Divorce is often financially complex. In a community property state such as California, it may stir up emotions when deciding, for example, which spouse gets the wedding china. For couples who own a business together, there can be unforeseen complications that do not present themselves until divorce is in the cards. In those circumstances, property division is not only about the present, but also the future.
In this country, a significant number of businesses are co-owned by couples. If there is no clear division between business assets and personal assets, then the business may be deemed to be community property. Continuing to run the business jointly after divorce is rarely feasible, typically resulting in questions over the future of both the business and the people involved. If the business is to continue, then compromises may be necessary.
In certain instances, it may be clear that one partner has a greater vested interest in the business entity than the other. This might provide a clear indication for one spouse to buy the other one’s share, raising the question of the value of the business. Further issues to consider may surround future income potential and retirement plans, as well as how to proceed if the value of half of the business exceeds other assets, or finance, to offset the buy-out.

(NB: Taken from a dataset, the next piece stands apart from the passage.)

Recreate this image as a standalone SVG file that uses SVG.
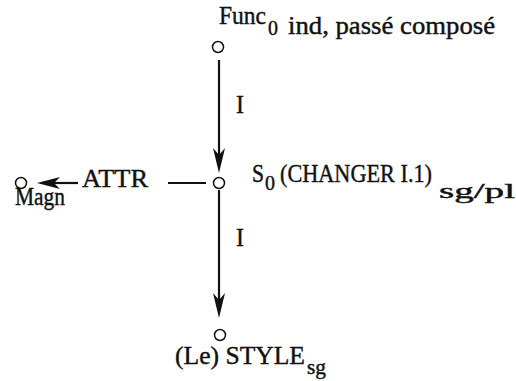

Depending on how a couple’s business contracts are drawn up, there may be many things to take into account, including current and future tax implications. It may be necessary to consider additional advice and guidance relating to business valuations. This may assist California residents with both the community property assessment and due regard with respect to the implications for each individual involved. Jointly owning a business may make property division more complex, but a fair settlement may still be achievable if both parties work together.